O Oriente continua a ser um dos grandes mistérios que o cinema tenta desvendar. Em “Nas Muralhas da Fortaleza” (2017), parte de uma história tão cheia de reviravoltas como de detalhes se deixa à mostra, expondo algumas das razões por que é tão difícil se compreender a visão de mundo de povos apartados do homem ocidental pelo espaço e pelo tempo.
Épicos adquirem dimensão verdadeiramente fantasiosa no cinema e é o que se dá com o filme de Hwang Dong-Hyuk. Os enfrentamentos pela soberania da Coreia, ameaçada por uma invasão chinesa em 1636, aludem a sentimentos que qualquer indivíduo em qualquer parte do globo é capaz de absorver perfeitamente; contudo, “Nas Muralhas da Fortaleza” se aprofunda acerca das possíveis consequências da subjugação estrangeira sobre uma nação que desde seus primórdios nunca se furtara a pegar em armas a fim de defender o que considera mais sagrado: o solo onde repousam seus ancestrais. Dong-Hyuk destrincha com sutileza os fatores que permitiram a ascensão da dinastia Qing, a última casa imperial da China, que se manteve no poder por 268 anos, entre 1644 e 1912. Composta pelos manchus, etnia minoritária e nômade vinda do leste da Ásia, a dinastia Qing leva oito anos até se estabelecer de fato, com a conquista de Pequim. Os Qing são responsáveis por feitos históricos ousados, como persuadir o imperador chinês Shunzhi a abrir frentes de batalha contra reinos contíguos e dominá-los. A escala de mando e tomada de territórios chinesa não encontra resistência, até se deparar com o rei Injo, vivido por Park Hae-Il, o 16° monarca coreano pela dinastia Joseon. Injo não se conforma em se submeter ao líder chinês, que dá seguimento ao seu plano de dominação e despacha seu exército para a Coreia, o que faz com que o rei e seu séquito se enclausurem na fortaleza Namhan durante um inverno inclemente, amparado por seus generais e conservando as linhas de abastecimento. Os guerreiros Qing logo sitiam a edificação, mas o que interessa mesmo em “Nas Muralhas da Fortaleza” acontece dentro do castelo, ambiente em que se desdobra uma queda-de-braço entre os integrantes do governo que apoiam os ministros Choi Myung-Gil (Lee Byung-Hun) e Kim Sang-Heon (Kim Yun-Seok), que tentam fazer Injo considerar a hipótese de entregar o príncipe herdeiro como refém, para que a usurpação de seu trono transcorra sem derramamento de sangue, e os que aconselham o líder a se preservar irredutível, tanto mais diante de exigência tão ultrajante e perigosa.

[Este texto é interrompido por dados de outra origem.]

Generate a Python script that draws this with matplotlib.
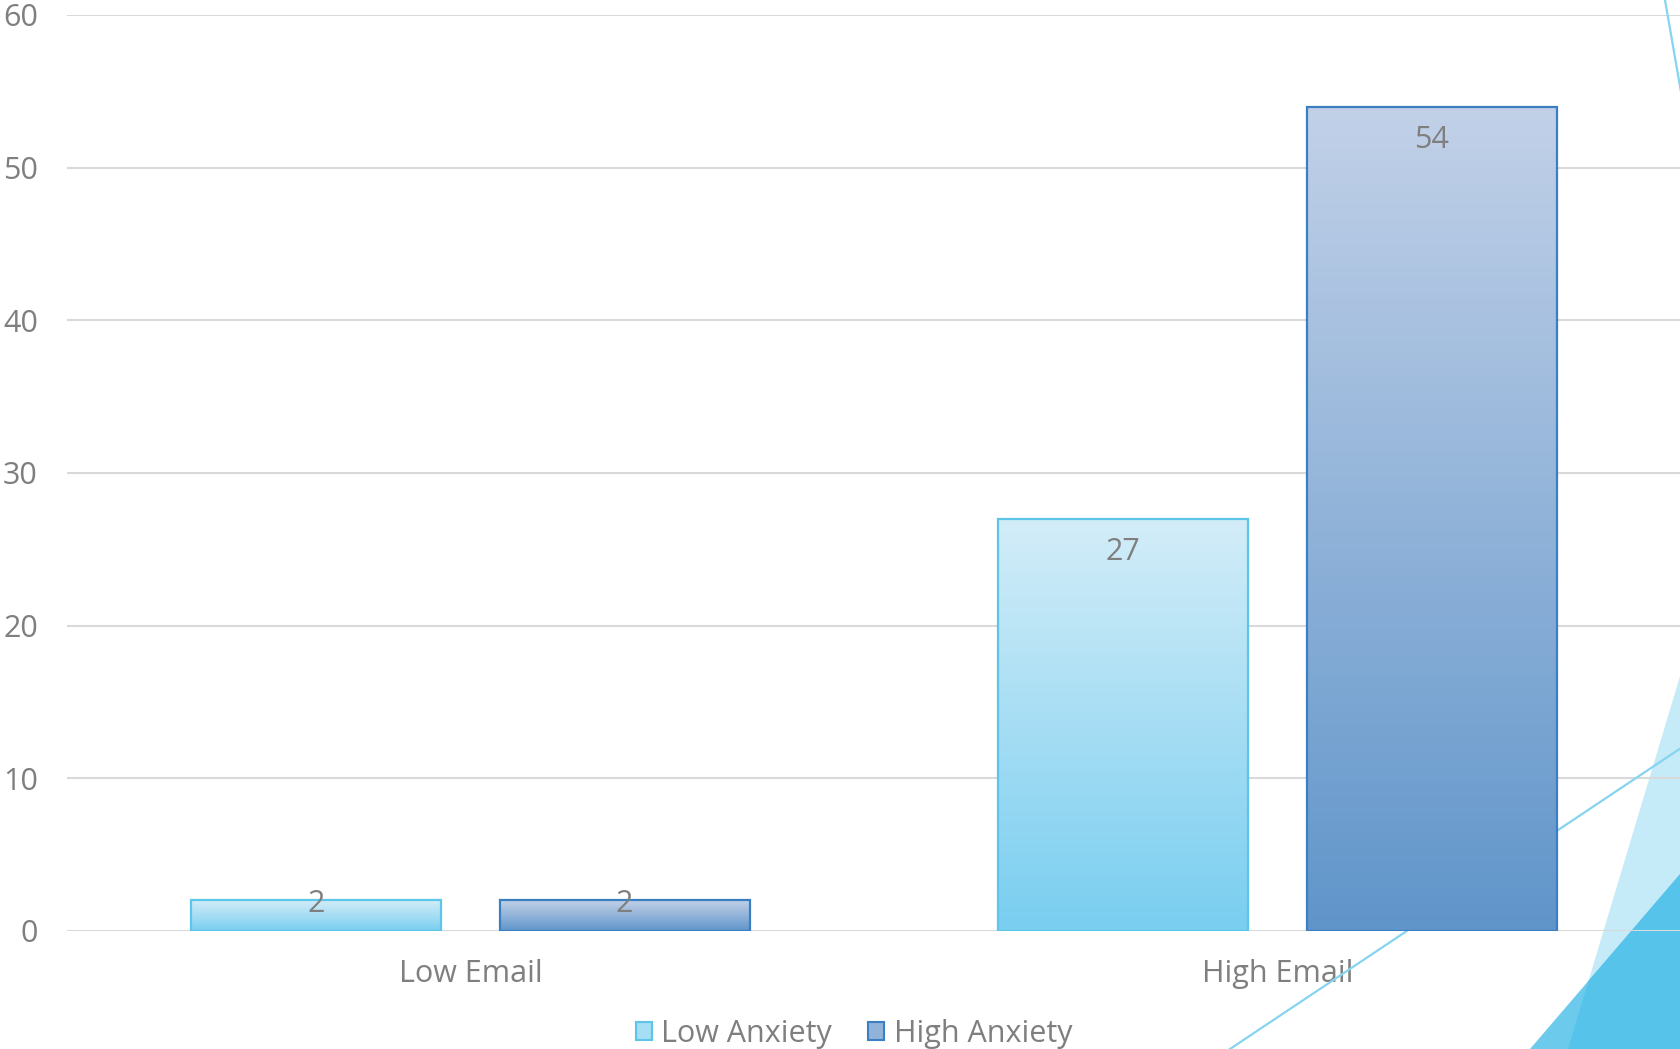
import matplotlib
matplotlib.use('Agg')
from matplotlib import pyplot as plt
from matplotlib import patches
from matplotlib.colors import LinearSegmentedColormap
import numpy as np

# data
categories = ['Low Email', 'High Email']
series_names = ['Low Anxiety', 'High Anxiety']
low_anxiety = [2, 27]
high_anxiety = [2, 54]
y_ticks = [0, 10, 20, 30, 40, 50, 60]

# styles: (top colour, bottom colour, edge colour)
styles = [('#d3edf8', '#79cef0', '#5bc5ea'),
          ('#c2d1e8', '#6095ca', '#3a7fc1')]
GREY = '#7f7f7f'
FONT = 'Open Sans'
FS = 22

W, H = 1681, 1049
fig = plt.figure(figsize=(W / 100, H / 100), dpi=100)
ax = fig.add_axes([67 / W, (H - 931) / H, 1 - 67 / W, (931 - 15) / H])

# background decoration (figure pixel coords)
def px(pts):
    return [(x / W, 1 - y / H) for x, y in pts]

fig.patches.append(patches.Polygon(px([(1681, 673), (1681, 1049), (1568, 1049)]),
                                   closed=True, transform=fig.transFigure,
                                   facecolor='#c5eaf8', edgecolor='none', zorder=-1))
fig.patches.append(patches.Polygon(px([(1681, 873), (1681, 1049), (1530, 1049)]),
                                   closed=True, transform=fig.transFigure,
                                   facecolor='#6ccbed', edgecolor='none', zorder=-1))
fig.patches.append(patches.Polygon(px([(1681, 873), (1681, 1049), (1568, 1049), (1588.5, 980.8)]),
                                   closed=True, transform=fig.transFigure,
                                   facecolor='#56c4ea', edgecolor='none', zorder=-1))
# thin lines sit behind the bars
for (x0, y0), (x1, y1) in [((1681, 748), (1230, 1049)), ((1665, 0), (1681, 92))]:
    ax.add_line(plt.Line2D([x0 / W, x1 / W], [1 - y0 / H, 1 - y1 / H], transform=fig.transFigure,
                           color='#86d4f0', lw=1.6, zorder=2, clip_on=False))

ax.patch.set_alpha(0)

x = np.arange(len(categories))
width = 0.31
offset = 0.191
for i, vals in enumerate([low_anxiety, high_anxiety]):
    top, bottom, edge = styles[i]
    cmap = LinearSegmentedColormap.from_list('g%d' % i, [bottom, top])
    bars = ax.bar(x + (i - 0.5) * 2 * offset, vals, width, facecolor='none',
                  edgecolor=edge, linewidth=1.6, zorder=3, label=series_names[i])
    for b, v in zip(bars, vals):
        bx, by = b.get_x(), b.get_y()
        grad = np.linspace(0, 1, 256).reshape(-1, 1)
        ax.imshow(grad, cmap=cmap, origin='lower', aspect='auto', zorder=2.5,
                  extent=[bx, bx + b.get_width(), by, by + b.get_height()])
        ax.text(bx + b.get_width() / 2, max(v - 2.2, 1.75), str(v), ha='center', va='center',
                color=GREY, fontsize=FS, family=FONT, zorder=4)

ax.set_xlim(-0.5, 1.5)
ax.set_ylim(0, 60)
ax.set_yticks(y_ticks)
ax.set_xticks(x)
ax.set_xticklabels(categories)
ax.grid(axis='y', color='#d9d9d9', lw=1.5, zorder=1)
ax.set_axisbelow(True)
for s in ax.spines.values():
    s.set_visible(False)
ax.tick_params(length=0, colors=GREY, labelsize=FS)
ax.tick_params(axis='y', pad=21)
ax.tick_params(axis='x', pad=20)
for lab in ax.get_xticklabels() + ax.get_yticklabels():
    lab.set_family(FONT)

handles = [patches.Patch(facecolor=np.mean([matplotlib.colors.to_rgb(s[0]), matplotlib.colors.to_rgb(s[1])], axis=0),
                         edgecolor=s[2], lw=1.5) for s in styles]
fig.legend(handles, series_names, loc='center', bbox_to_anchor=(854 / W, 1 - 1034 / H),
           ncol=2, frameon=False, handlelength=0.52, handleheight=0.52, handletextpad=0.3,
           columnspacing=1.2, prop={'family': FONT, 'size': FS}, labelcolor=GREY)

fig.savefig('out.png', dpi=100)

Adaptado do romance de Kim Hoon, “Namhansanseong”, de 2007 (sem tradução para o português), o roteiro de Hwang faz referência a episódios nebulosos para o espectador comum, mas resta clara a intenção de ressaltar o caráter traiçoeiro de Choi, ao passo que para Kim é reservada a aura de grande patriota, de todo consciente de que aquela era mesmo a melhor resolução a se tomar — e o desfecho do filme evidencia o quão dura pode ser a vida mesmo para um rei, sobretudo em tempos em que o mundo tinha outros parâmetros civilizatórios.
Hwang Dong-Hyuk recebera críticas por apresentar em “Nas Muralhas da Fortaleza” um trabalho de natureza indiscutivelmente revisionista, que se estende por um tempo inestimável sobre a questão política strictu sensu, quando deveria ter optado por dar preferência às cenas de luta campal em si. No entanto, quem se dedica a estudar a história da realeza coreana encontra no filme do diretor — subitamente celebre no Brasil graças à série dramática “Round 6” — mais que um ponto de partida. A produção, que se esmera em locações de tirar o fôlego, todas reais, figurino impecável, elenco competente e uma trilha sonora que sabe pontuar a narrativa como poucas, mérito do japonês Ryuichi Sakamoto, também presente em “The Revenant” (2016), de Alejandro González Iñárritu, tem a solidez intelectual de um pequeno tratado, sem, todavia, renunciar à sua intenção primeira de entreter.